More than 100 Colorado high school students and college students from across the country have spent the summer building six high-powered rockets and 20 payloads. Four of the payloads were developed by college interns at Ball Aerospace, as part of the BIRST (Ball Intern Rocket Scientist Team) program.
High school students from Colorado built the other 16 payloads. The payloads will be launched Saturday on rockets made by college students from across the country who are working as interns for United Launch Alliance.
NASA currently is working on technology to take us deeper into space and travel to a variety of destinations, including asteroids, Earth’s moon, the moons of Mars, and eventually Mars itself. These students also are working on technologies to take their work into space. This summer is preparing them for the future, both theirs and ours as a nation.
These students are the future workers, designers, builders and engineers (and, yes, taxpayers) for commercial rockets going to the ISS and NASA-built deep-space exploration vehicles going to asteroids and Mars. Tomorrow’s space program is taking shape right now, and these students are training for those jobs of the future. Many of the jobs they will do haven’t been invented yet – but they are prepared to do those jobs when they exist.
NASA is departing from the model of the past, in which the government funded all space activities. To succeed, we want more than one human spaceflight provider to accommodate all of the needs we anticipate in the future. We need robust redundancy, so to speak, and we want it to be American-made. And with the success of multiple commercial partners, it frees up NASA to do the hard things, like travel to an asteroid and Mars.
This month, for the first time, we put a spacecraft, Dawn, into orbit around an asteroid. Later this year, we will launch spacecraft to Jupiter, our moon, and Mars. These missions are precursors to sending people there. What we learn from each of these missions helps us build a future where humans travel throughout the solar system.
We are building the crew vehicle that will take us there in the not-so-distant future. The President has charged us with the goal of landing humans on an asteroid by 2025. That’s a tough mission, but it is the kind of challenge that NASA does best.
We are working to help build the economy of the future, with a robust commercial space market and the opportunity to travel to space for anyone.
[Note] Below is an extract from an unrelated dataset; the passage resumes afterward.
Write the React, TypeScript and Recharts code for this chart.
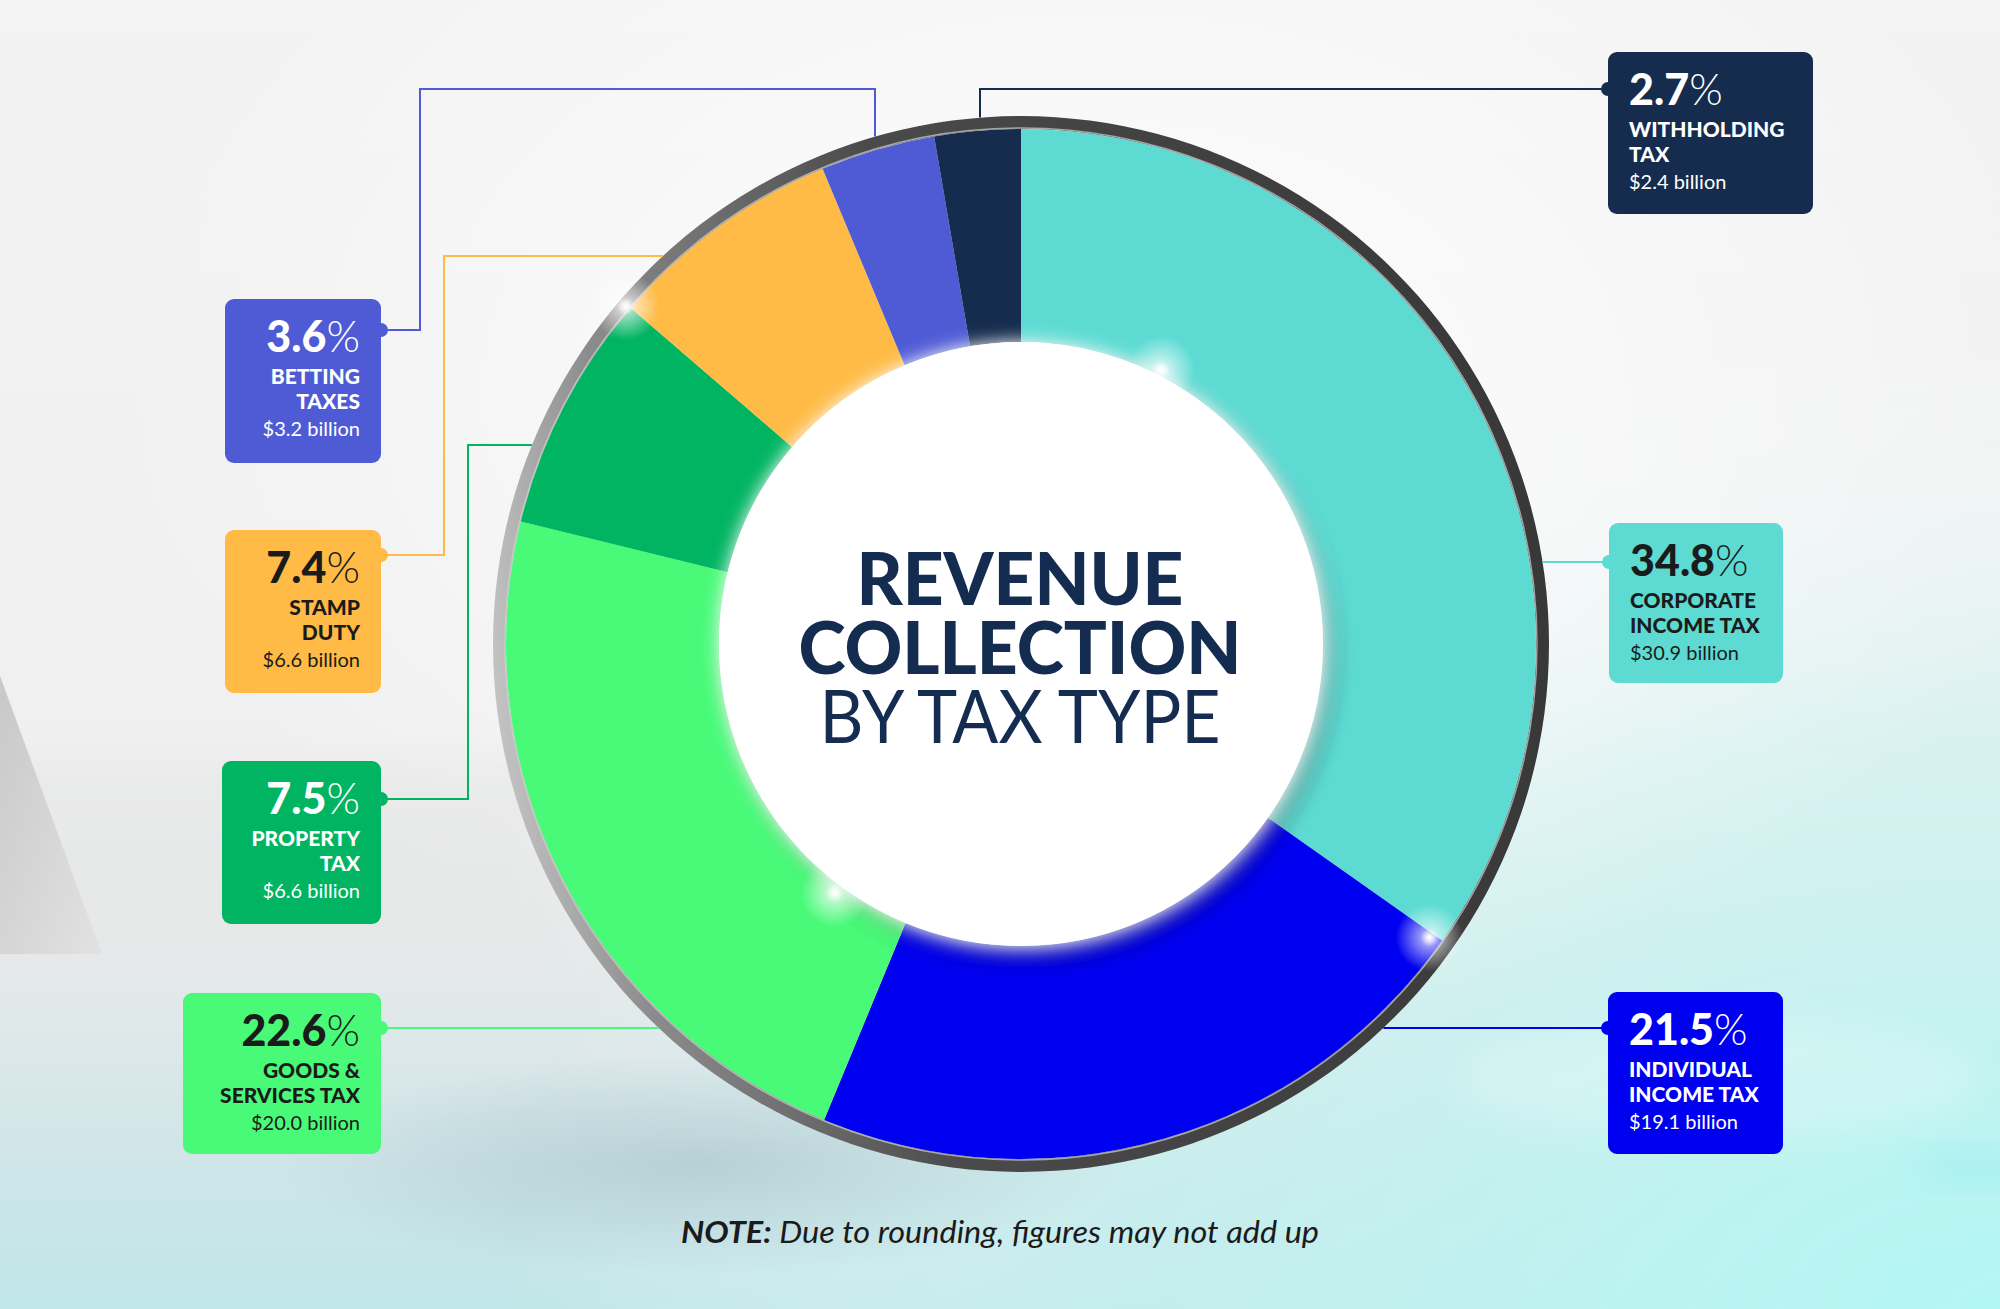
import React from 'react';
import { PieChart, Pie, Cell } from 'recharts';

// slices go clockwise from 12 o'clock
const categories = [
  'Corporate Income Tax',
  'Individual Income Tax',
  'Goods & Services Tax',
  'Property Tax',
  'Stamp Duty',
  'Betting Taxes',
  'Withholding Tax',
];
const labelLines = [
  ['CORPORATE', 'INCOME TAX'],
  ['INDIVIDUAL', 'INCOME TAX'],
  ['GOODS &', 'SERVICES TAX'],
  ['PROPERTY', 'TAX'],
  ['STAMP', 'DUTY'],
  ['BETTING', 'TAXES'],
  ['WITHHOLDING', 'TAX'],
];
const shares = [34.8, 21.5, 22.6, 7.5, 7.4, 3.6, 2.7];
const billions = [30.9, 19.1, 20.0, 6.6, 6.6, 3.2, 2.4];
const ringData = [{ name: 'ring', value: 1 }];

const colors = ['#5DDBD3', '#0000F0', '#48FA78', '#00B462', '#FFBB45', '#4F5BD5', '#152C4E'];
const textColors = ['#1b1b1b', '#ffffff', '#1b1b1b', '#ffffff', '#1b1b1b', '#ffffff', '#ffffff'];

const data = categories.map((name, i) => ({
  name,
  value: shares[i],
  billion: billions[i],
  lines: labelLines[i],
}));

const W = 2000;
const H = 1309;
const CX = 1021;
const CY = 644;
const INNER_R = 302;
const OUTER_R = 515;
const RING_W = 13;
const FONT = 'Lato, "Open Sans", sans-serif';

// box layout, in the same order as the slices.
// steps: elbow coordinates, first a horizontal move to x, then vertical to y, ...
const boxes = [
  { x: 1609, y: 523, w: 174, h: 160, side: 'right', cy: 562, steps: [] as number[] },
  { x: 1608, y: 992, w: 175, h: 162, side: 'right', cy: 1028, steps: [] as number[] },
  { x: 183, y: 993, w: 198, h: 161, side: 'left', cy: 1028, steps: [] as number[] },
  { x: 222, y: 761, w: 159, h: 163, side: 'left', cy: 799, steps: [468, 445] },
  { x: 225, y: 530, w: 156, h: 163, side: 'left', cy: 555, steps: [444, 256] },
  { x: 225, y: 299, w: 156, h: 164, side: 'left', cy: 330, steps: [420, 89, 875] },
  { x: 1608, y: 52, w: 205, h: 162, side: 'right', cy: 89, steps: [980] },
];

function connector(b: any, cx: number, cy: number, r: number) {
  let px = b.side === 'left' ? b.x + b.w : b.x;
  let py = b.cy;
  const pts = [[px, py]];
  b.steps.forEach((v: number, i: number) => {
    if (i % 2 === 0) px = v;
    else py = v;
    pts.push([px, py]);
  });
  if (b.steps.length % 2 === 0) {
    const d = Math.sqrt(r * r - (py - cy) * (py - cy));
    px = px < cx ? cx - d : cx + d;
  } else {
    const d = Math.sqrt(r * r - (px - cx) * (px - cx));
    py = py < cy ? cy - d : cy + d;
  }
  pts.push([px, py]);
  return pts.map((p, i) => `${i ? 'L' : 'M'}${p[0]},${p[1]}`).join(' ');
}

const renderLabel = (props: any) => {
  const { cx, cy, outerRadius, index, payload } = props;
  const b = boxes[index];
  const col = colors[index];
  const tc = textColors[index];
  const left = b.side === 'left';
  const tx = left ? b.x + b.w - 21 : b.x + 21;
  const anchor = left ? 'end' : 'start';
  const item = payload && payload.lines ? payload : data[index];
  const dotX = left ? b.x + b.w : b.x;
  return (
    <g key={`lab-${index}`}>
      <path d={connector(b, cx, cy, outerRadius + RING_W)} fill="none" stroke={col} strokeWidth={2} />
      <rect x={b.x} y={b.y} width={b.w} height={b.h} rx={9} fill={col} />
      <circle cx={dotX} cy={b.cy} r={7} fill={col} />
      <text x={tx} y={b.y + 53} textAnchor={anchor} fill={tc} fontFamily={FONT} fontSize={43}>
        <tspan fontWeight={900}>{item.value.toFixed(1)}</tspan>
        <tspan fontWeight={300}>%</tspan>
      </text>
      <text x={tx} y={b.y + 85} textAnchor={anchor} fill={tc} fontFamily={FONT} fontSize={21} fontWeight={900}>
        {item.lines[0]}
      </text>
      <text x={tx} y={b.y + 110} textAnchor={anchor} fill={tc} fontFamily={FONT} fontSize={21} fontWeight={900}>
        {item.lines[1]}
      </text>
      <text x={tx} y={b.y + 137} textAnchor={anchor} fill={tc} fontFamily={FONT} fontSize={20} fontWeight={400}>
        {`$${item.billion.toFixed(1)} billion`}
      </text>
    </g>
  );
};

// decorative glare spots on the ring: [angle deg, radius]
const glares = [
  [139.5, 520],
  [62.9, 308],
  [233.2, 311],
  [324.3, 503],
];

export default function App() {
  const abs: React.CSSProperties = { position: 'absolute', left: 0, top: 0 };
  return (
    <div style={{ position: 'absolute', left: 0, top: 0, width: W, height: H, overflow: 'hidden', background: '#f1f1f1' }}>
      <svg width={W} height={H} style={abs}>
        <defs>
          <linearGradient id="bgV" x1="0" y1="0" x2="0" y2="1">
            <stop offset="0" stopColor="#f3f3f3" />
            <stop offset="0.55" stopColor="#f0f0f0" />
            <stop offset="0.75" stopColor="#e4e9ea" />
            <stop offset="0.9" stopColor="#cde5e8" />
            <stop offset="1" stopColor="#bfe6e8" />
          </linearGradient>
          <radialGradient id="bgCyan" cx="1" cy="1" r="0.75">
            <stop offset="0" stopColor="#b2f7f3" stopOpacity="1" />
            <stop offset="0.6" stopColor="#c8f3f1" stopOpacity="0.55" />
            <stop offset="1" stopColor="#ffffff" stopOpacity="0" />
          </radialGradient>
          <radialGradient id="bgWhite" cx="0.55" cy="0.3" r="0.5">
            <stop offset="0" stopColor="#ffffff" stopOpacity="0.9" />
            <stop offset="1" stopColor="#ffffff" stopOpacity="0" />
          </radialGradient>
          <radialGradient id="floorShadow" cx="0.5" cy="0.5" r="0.5">
            <stop offset="0" stopColor="#9fbcc4" stopOpacity="0.55" />
            <stop offset="1" stopColor="#9fbcc4" stopOpacity="0" />
          </radialGradient>
          <linearGradient id="wallTri" x1="0" y1="0" x2="1" y2="1">
            <stop offset="0" stopColor="#c8c8c8" />
            <stop offset="1" stopColor="#e2e2e2" />
          </linearGradient>
          <linearGradient id="ringGrad" gradientUnits="userSpaceOnUse" x1="493" y1="700" x2="1548" y2="600">
            <stop offset="0" stopColor="#c4c4c4" />
            <stop offset="0.12" stopColor="#8c8c8c" />
            <stop offset="0.4" stopColor="#4a4a4a" />
            <stop offset="1" stopColor="#383838" />
          </linearGradient>
          <radialGradient id="glare" cx="0.5" cy="0.5" r="0.5">
            <stop offset="0" stopColor="#ffffff" stopOpacity="1" />
            <stop offset="0.25" stopColor="#ffffff" stopOpacity="0.8" />
            <stop offset="1" stopColor="#ffffff" stopOpacity="0" />
          </radialGradient>
          <filter id="discFx" x="-20%" y="-20%" width="140%" height="140%">
            <feGaussianBlur in="SourceAlpha" stdDeviation="11" result="b" />
            <feOffset in="b" dx="9" dy="11" result="ob" />
            <feFlood floodColor="#000000" floodOpacity="0.5" />
            <feComposite in2="ob" operator="in" result="shadow" />
            <feGaussianBlur in="SourceGraphic" stdDeviation="9" result="glow" />
            <feMerge>
              <feMergeNode in="shadow" />
              <feMergeNode in="glow" />
              <feMergeNode in="SourceGraphic" />
            </feMerge>
          </filter>
          <filter id="soft" x="-50%" y="-50%" width="200%" height="200%">
            <feGaussianBlur stdDeviation="18" />
          </filter>
        </defs>
        <rect x={0} y={0} width={W} height={H} fill="url(#bgV)" />
        <rect x={0} y={0} width={W} height={H} fill="url(#bgCyan)" />
        <rect x={0} y={0} width={W} height={H} fill="url(#bgWhite)" />
        <rect x={0} y={763} width={560} height={195} fill="#e6e6e6" opacity={0.55} filter="url(#soft)" />
        <polygon points="0,676 102,954 0,954" fill="url(#wallTri)" />
        <ellipse cx={700} cy={1165} rx={420} ry={110} fill="url(#floorShadow)" />
        <ellipse cx={1720} cy={1080} rx={260} ry={60} fill="#ffffff" opacity={0.22} filter="url(#soft)" />
        <ellipse cx={1975} cy={1168} rx={60} ry={14} fill="#9eeef0" opacity={0.8} filter="url(#soft)" />
      </svg>

      <div style={abs}>
        <PieChart width={W} height={H} margin={{ top: 0, right: 0, bottom: 0, left: 0 }}>
          <Pie
            data={ringData}
            dataKey="value"
            cx={CX}
            cy={CY}
            innerRadius={OUTER_R}
            outerRadius={OUTER_R + RING_W}
            startAngle={90}
            endAngle={-270}
            stroke="none"
            fill="url(#ringGrad)"
            isAnimationActive={false}
          />
          <Pie
            data={data}
            dataKey="value"
            nameKey="name"
            cx={CX}
            cy={CY}
            innerRadius={INNER_R}
            outerRadius={OUTER_R}
            startAngle={90}
            endAngle={-270}
            stroke="none"
            label={renderLabel}
            labelLine={false}
            isAnimationActive={false}
          >
            {data.map((d, i) => (
              <Cell key={d.name} fill={colors[i]} stroke="none" />
            ))}
          </Pie>
        </PieChart>
      </div>

      <svg width={W} height={H} style={{ ...abs, pointerEvents: 'none' }}>
        <circle cx={CX} cy={CY} r={OUTER_R + 1} fill="none" stroke="#d0d0d0" strokeWidth={1.5} opacity={0.7} />
        <circle cx={CX} cy={CY} r={INNER_R} fill="#ffffff" filter="url(#discFx)" />
        {glares.map(([a, r], i) => {
          const rad = (a * Math.PI) / 180;
          const gx = CX + r * Math.cos(rad);
          const gy = CY - r * Math.sin(rad);
          return (
            <g key={i}>
              <circle cx={gx} cy={gy} r={34} fill="url(#glare)" opacity={0.75} />
              <circle cx={gx} cy={gy} r={9} fill="url(#glare)" />
            </g>
          );
        })}
        <g fill="#142C50" fontFamily={FONT} textAnchor="middle">
          <text x={1020} y={605} fontSize={72} fontWeight={900} textLength={327} lengthAdjust="spacingAndGlyphs">
            REVENUE
          </text>
          <text x={1020} y={674} fontSize={72} fontWeight={900} textLength={443} lengthAdjust="spacingAndGlyphs">
            COLLECTION
          </text>
          <text x={1020} y={743} fontSize={73} fontWeight={400} textLength={401} lengthAdjust="spacingAndGlyphs">
            BY TAX TYPE
          </text>
        </g>
        <text
          x={1000}
          y={1243}
          textAnchor="middle"
          fontFamily={FONT}
          fontSize={31}
          fontStyle="italic"
          fill="#1b1b1b"
          textLength={638}
          lengthAdjust="spacingAndGlyphs"
        >
          <tspan fontWeight={700}>NOTE:</tspan>
          <tspan fontWeight={400}> Due to rounding, figures may not add up</tspan>
        </text>
      </svg>
    </div>
  );
}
In fact, we just signed an agreement with ULA to share data on the potential for human rating a ULA Atlas V launch vehicle as part of the Commercial Crew Development program.
NASA’s future is bright. So is the future for these students getting hands-on experience this summer. The jobs of the future are innovative, involve cutting-edge technologies, and will lead to exciting and challenging missions. Most of all, it’s what makes this country great.